Missouri Pacific Ry. Co. v. Tucker, 230 U.S. 340 (1913)

Missouri Pacific Railway Company v. Tucker


No. 52


Submitted November 14, 1912
Decided June 16, 1913
230 U.S. 340

ERROR TO THE SUPREME COURT
OF THE STATE OF KANSAS

Syllabus

To require a railroad company to charge such rates for transportation as prevent it from obtaining a reasonable return for the service rendered amounts to deprivation of property without due process of law in violation of the Fourteenth Amendment, and is beyond the power of the state. Atlantic Coast Line v. North Carolina Commission, 206 U.S. 1.

Rates that a railroad company may charge for transportation as fixed by the legislation of a state are presumptively valid, but not conclusively so, and the company is entitled to have the question of whether the prescribed rates are confiscatory and therefore deprive it of its property without due process of law determined in appropriate judicial proceedings.

A common carrier is not at liberty to accept or decline shipments of lawful merchandise, but must accept them and name to the shipper the rate of transportation.

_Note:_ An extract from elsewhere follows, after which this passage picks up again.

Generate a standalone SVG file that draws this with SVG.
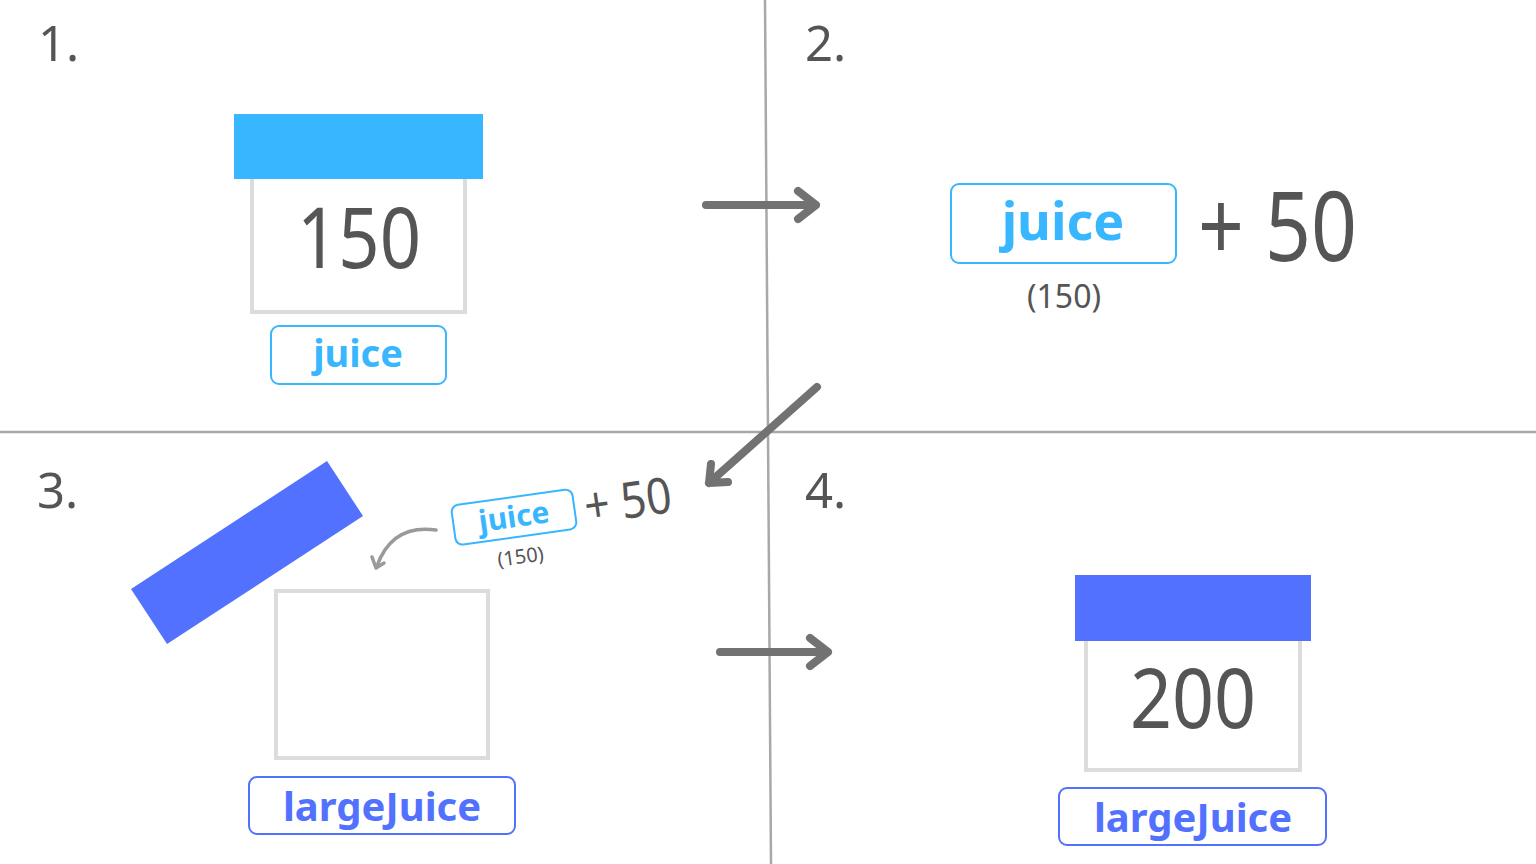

While it may be within the power of the state to impose double or treble damages on a carrier for overcharging transportation rates, it is beyond its power to impose a fixed amount as liquidated damages in every case regardless of, and as a general rule many times in excess of, the actual damages. To do so would deprive the carrier of its property without due process of law in violation of the Fourteenth Amendment.

A state statute which does not permit a carrier to have the question of sufficiency of rates determined by a court of competent jurisdiction, and which imposes such conditions upon the appeal for judicial relief as works an abandonment of the right, rather than face those conditions, is unconstitutional as depriving the carrier of its property without due process of law. Ex Parte Young, 209 U.S. 123, 147.

That part of the statute of Kansas of 1905 establishing maximum rates for transportation of oil, gasoline, etc., which fixes $500 as liquidated damages in favor of the shipper for any excess charge regardless of the amount thereof, is so arbitrary and oppressive as to render it unconstitutional under the Fourteenth Amendment as taking the property of the carriers without due process of law.

82 Kan 222 reversed.

The facts, which involve the constitutionality under the Fourteenth Amendment of the statute of 1905 of the State of Kansas establishing maximum rates for transportation of oil, gasoline, etc., which fixes five hundred dollars as liquidated damages for violations of the act, are stated in the opinion.